At least 14,600 people have been killed in the conflict, according to the Armed Conflict Location & Event Data Project, a nonprofit that collects data about conflicts, although the actual toll is almost certainly much higher because of the difficulty of collecting data in a war zone. In a report submitted to the U.N. Security Council last month, obtained by The Times, U.N. investigators estimated that as many as 15,000 people were killed during just one assault by the R.S.F. and allied forces on the Darfuri city of Geneina in November.

In response to the R.S.F. advance, the Sudanese military has dropped crude barrel bombs on homes and camps in the Darfur and Kordofan regions, frequently killing dozens of civilians at once.

The evidence of widespread atrocities comes as the course of the war has taken several dramatic turns in recent months, amid growing evidence of foreign interference.

The Emirates have been covertly supplying the Rapid Support Forces with armed drones, surface-to-air missiles and other sophisticated weapons since last summer, according to United Nations investigators and diplomats, helping the Sudanese group capture a string of major cities in Darfur, as well as the key city of Wad Madani, south of Khartoum, in December.
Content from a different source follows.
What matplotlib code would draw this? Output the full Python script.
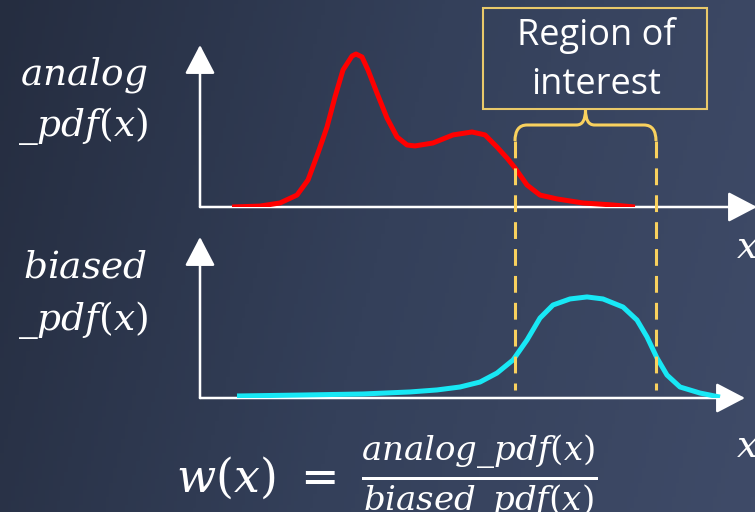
import numpy as np
import matplotlib
matplotlib.use("Agg")
import matplotlib.pyplot as plt
from matplotlib.colors import LinearSegmentedColormap
from matplotlib.path import Path
from matplotlib.patches import PathPatch, Rectangle

plt.rcParams["mathtext.fontset"] = "dejavuserif"

# curve samples (x in panel units, y in pdf units)
analog_x = [0.64, 1.2, 1.6, 1.94, 2.16, 2.36, 2.54, 2.7, 2.86, 3.04, 3.12, 3.24, 3.36,
            3.54, 3.74, 3.94, 4.14, 4.3, 4.66, 5.06, 5.44, 5.7, 5.94, 6.14, 6.3, 6.54,
            6.8, 7.14, 7.66, 8.26, 8.7]
analog_y = [0.0, 0.006, 0.026, 0.077, 0.174, 0.348, 0.516, 0.71, 0.884, 0.974, 0.987,
            0.968, 0.884, 0.735, 0.574, 0.452, 0.4, 0.394, 0.413, 0.465, 0.484, 0.465,
            0.387, 0.316, 0.252, 0.142, 0.077, 0.052, 0.026, 0.013, 0.0]
biased_x = [0.74, 2.0, 3.26, 4.2, 4.74, 5.2, 5.6, 5.94, 6.26, 6.54, 6.8, 7.06, 7.4,
            7.74, 8.06, 8.46, 8.74, 8.94, 9.14, 9.34, 9.6, 10.0, 10.4]
biased_y = [0.013, 0.019, 0.026, 0.039, 0.052, 0.071, 0.103, 0.161, 0.245, 0.374, 0.516,
            0.6, 0.639, 0.652, 0.639, 0.587, 0.503, 0.394, 0.258, 0.148, 0.071, 0.032,
            0.006]
region = [6.3, 9.12]

W, H = 755, 512
fig = plt.figure(figsize=(W / 100, H / 100), dpi=100)

# background gradient
bg = fig.add_axes([0, 0, 1, 1])
bg.set_xlim(0, W)
bg.set_ylim(H, 0)
bg.axis("off")
cmap = LinearSegmentedColormap.from_list("bg", ["#252d40", "#34405a", "#3f4b68"])
gx, gy = np.meshgrid(np.linspace(0, 1, 200), np.linspace(0, 1, 140))
bg.imshow(gx * 0.85 + gy * 0.15, cmap=cmap, extent=[0, W, H, 0], aspect="auto", zorder=0)

PX = 50.0  # pixels per panel x unit
PY = 155.0  # pixels per pdf unit


def panel(base, top, tip):
    ax = fig.add_axes([200 / W, (H - base) / H, (W - 200) / W, (base - top) / H])
    ax.set_xlim(0, (W - 200) / PX)
    ax.set_ylim(0, (base - top) / PY)
    ax.patch.set_alpha(0)
    ax.axis("off")
    ymax = (base - top) / PY
    ap = dict(arrowstyle="-|>,head_length=0.9,head_width=0.47", color="white",
              lw=1.8, mutation_scale=20, shrinkA=0, shrinkB=0)
    ax.annotate("", xy=(0, ymax), xytext=(0, 0), arrowprops=ap, annotation_clip=False)
    ax.annotate("", xy=((tip - 200) / PX, 0), xytext=(0, 0), arrowprops=ap,
                annotation_clip=False)
    return ax


top_ax = panel(207, 45, 757)
top_ax.plot(analog_x, analog_y, color="#ff0000", lw=3.6, solid_capstyle="butt",
            solid_joinstyle="round", zorder=3)
bot_ax = panel(398, 237, 745)
bot_ax.plot(biased_x, biased_y, color="#18e8f5", lw=3.6, solid_capstyle="butt",
            solid_joinstyle="round", zorder=3)

# overlay for annotations
ov = fig.add_axes([0, 0, 1, 1])
ov.set_xlim(0, W)
ov.set_ylim(H, 0)
ov.axis("off")
ov.patch.set_alpha(0)

gold = "#f9d15e"
x0, x1 = [200 + PX * r for r in region]
for xv in (x0, x1):
    ov.plot([xv, xv], [141, 390], color=gold, lw=2.2, dashes=(5.5, 3.3))

xm = (x0 + x1) / 2
brace = Path([(x0, 141), (x0, 125), (x0 + 12, 125), (xm - 9, 125), (xm, 125), (xm, 110),
              (xm, 125), (xm + 9, 125), (x1 - 12, 125), (x1, 125), (x1, 141)],
             [Path.MOVETO, Path.CURVE3, Path.CURVE3, Path.LINETO, Path.CURVE3, Path.CURVE3,
              Path.CURVE3, Path.CURVE3, Path.LINETO, Path.CURVE3, Path.CURVE3])
ov.add_patch(PathPatch(brace, fill=False, ec=gold, lw=2.2))

ov.add_patch(Rectangle((483, 8), 224, 101, fill=False, ec="#e9c96a", lw=1.5))
ov.text(596, 36, "Region of", color="white", fontsize=26, family="Open Sans",
        ha="center", va="center")
ov.text(596, 85, "interest", color="white", fontsize=26, family="Open Sans",
        ha="center", va="center")

lab = dict(color="white", fontsize=27, ha="center", va="center")
ov.text(84, 75, r"$analog$", **lab)
ov.text(83, 126, r"$\_pdf(x)$", **lab)
ov.text(85, 268, r"$biased$", **lab)
ov.text(83, 320, r"$\_pdf(x)$", **lab)
ov.text(736, 248, r"$x$", **dict(lab, ha="left"))
ov.text(736, 447, r"$x$", **dict(lab, ha="left"))

ov.text(176, 478, r"$w(x)\ =$", color="white", fontsize=33, ha="left", va="center")
ov.text(479, 477, r"$\frac{analog\_pdf(x)}{biased\_pdf(x)}$", color="white",
        fontsize=35, ha="center", va="center")

fig.savefig("out.png", dpi=100)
Shock at the fall of Wad Madani prompted the Sudanese military to go back on the offensive, launching a major drive to recapture from the R.S.F. parts of Omdurman, a city across the Nile from Khartoum.

In that battle, the army has reclaimed some territory, one of its first major victories since the war started, although it has had to turn to Iran to obtain armed drones to boost its campaign — a potential source of tension with the military’s other backer, Egypt, whose military support appears to have waned in recent months.

The army effort in Omdurman was also boosted by the arrival of Darfuri rebel groups that once fought Sudan’s army but now are allied with the force in fighting against the R.S.F., their mutual enemy.

Space for peace talks appears to be shrinking. American- and Saudi-led efforts to broker even a modest cease-fire through talks in the Saudi city of Jeddah proved futile.

The American ambassador to Sudan, John Godfrey, who helped lead those talks, said on Friday that he was stepping down. No replacement has been announced amid reports that the State Department will soon name a special envoy for Sudan.

On Friday, a State Department spokesman condemned a decision by the Sudanese military to prohibit relief aid from crossing into R.S.F.-controlled territory from Chad, as well as the R.S.F. looting of aid deliveries and harassment of humanitarian workers.

The leader of the R.S.F., Lt. Gen. Mohamed Hamdan, appeared to be taking a victory lap in late December and early January, when he toured six African nations aboard an Emirati jet, shaking hands with powerful leaders, including South Africa’s President Cyril Ramaphosa and Kenya’s President William Ruto.

In recent weeks, representatives from the warring parties have held back-channel talks in the Persian Gulf state of Bahrain, with support from the Emirates and Egypt, according to diplomats and news reports. But those talks have yielded little so far.

In February a senior Sudanese general, Shams al-Din Kabbashi, suggested that peace efforts had reached an impasse.

While Sudan’s military “carries an olive branch next to the gun,” it would not engage in political talks until “the military file is closed,” he said in a speech. “We will fight, we will fight, we will fight.”